Zweitens, ja, die ÖVP verschiebt das Sagbare weiter nach Rechts und bereitet durch diese Ausgrenzungsmuster tatsächlich faschistischen Kräften den Boden auf. In der Debatte fehlt allerdings eine klare Benennung des antidemokratischen Angelpunkts, der sich nicht primär um die ÖVP, sondern vor allem in der FPÖ konzentriert. Man kleidet sich (wie deren Bruderparteien in ganz Europa) in neue harmlose Gewänder und nennt sich „freiheitlich“. Doch manchmal scheint dieser braune Kern unverhohlen durch: Das Ziel einer „Volksgemeinschaft“, ein Dreh- und Angelpunkt des Nationalsozialismus, steht offen im blauen Parteiprogramm.
Bewegung der Hoffnung
Drittens, eine abstrakte Konzentration auf das „Trennende“ ist ein Einfallstor zum ursprünglichen Vorwurf. So wird plötzlich ein Andreas Babler, der auf real existierende soziale Spaltungen in unserer Gesellschaft hinweist (so wie die Mehrheit der Menschen ihre Arbeitskraft für Lohn verkaufen muss, während andere von dieser Arbeit leben) und diese zu überwinden versucht, zum (Rand-)Treiber der gleichen Spaltungsdynamik wie ein Nehammer oder Kickl. Damit läuft die Kritik in einen Zirkel und reproduziert gerade die „Normalität“ und die „Ränder“, die sie vermeintlich anprangert und setzt Menschen, die sich für ein gutes Leben für Alle einsetzen, mit hasserfüllten Hetzern und überzeugten Nazis gleich.

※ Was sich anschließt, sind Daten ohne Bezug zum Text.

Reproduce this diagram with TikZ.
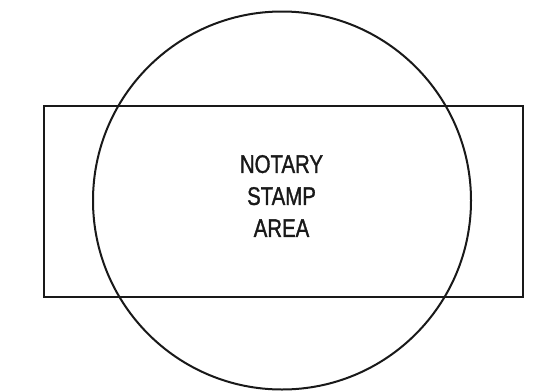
\documentclass[tikz,border=0pt]{standalone}
\usepackage{fontspec}
\newfontfamily\condsans[FakeStretch=0.8,FakeBold=1.2]{Liberation Sans}
\tikzset{
  outline/.style={draw=black!90, line width=2pt},
  labeltext/.style={align=center, text=black!90, font=\condsans\fontsize{25.5}{32}\selectfont, inner sep=0pt}
}
\begin{document}
\begin{tikzpicture}[x=1pt,y=-1pt]
\useasboundingbox (0,0) rectangle (553,391);
\fill[white] (0,0) rectangle (553,391);
\node[outline, rectangle, minimum width=479pt, minimum height=191pt, inner sep=0pt] (box) at (283.5,201.5) {};
\node[outline, circle, minimum size=378pt, inner sep=0pt] (seal) at (282,200.5) {};
\node[labeltext] (label) at (281.5,196) {NOTARY\\STAMP\\AREA};
\end{tikzpicture}
\end{document}
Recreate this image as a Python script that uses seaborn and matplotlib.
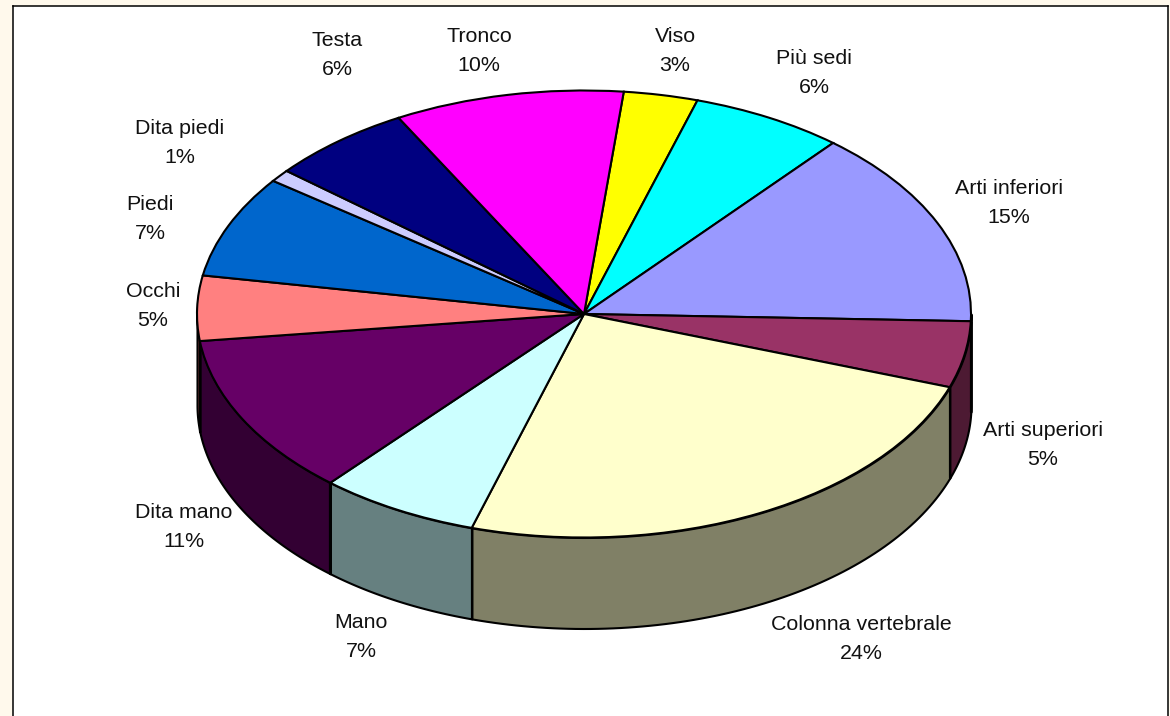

Nicht das leere „Wir“ und „die Anderen“ sind das Problem. Es kommt vielmehr darauf an, wer und welche Beziehungen damit in unserer Gesellschaft gemeint sind.
Wir, und damit meine ich die Perspektive der solidarischen Zivilgesellschaft, sollten daher eine unabhängige Position einnehmen und den Begriff „radikal“ stolz annehmen. Das Wort „radikal“ leitet sich aus dem Lateinischen von radix für Wurzel ab und beschreibt das Bestreben, gesellschaftliche Probleme „an der Wurzel zu packen“ und möglichst umfassend zu lösen. Wenn wir für eine Welt ohne Ausbeutung, Unterdrückung und Umweltzerstörung eintreten, wie es die Klimakleber:innen und viele weitere Aktivist:innen tun, und dafür beschimpft werden, sollten wir den abwertend gemeinten Begriff positiv aufgreifen und selbstbewusst sagen:
Ja, wir sind nicht normal, wir bleiben unbequem und mischen uns selbstverständlich laut in die gesellschaftlichen Debatten ein. ÖVP und FPÖ wollen in Wesentlichen, dass alles so bleibt, wie es ist, und treten dafür auf die Schwächsten in unserer Gesellschaft. Wir nicht. Wir bauen an einer Bewegung der Hoffnung. Mit den Vielen. Mit den Marginalisierten. Für die Menschen und die Natur. Wir wollen diese Welt radikal zum Besseren für das Wohl aller verändern.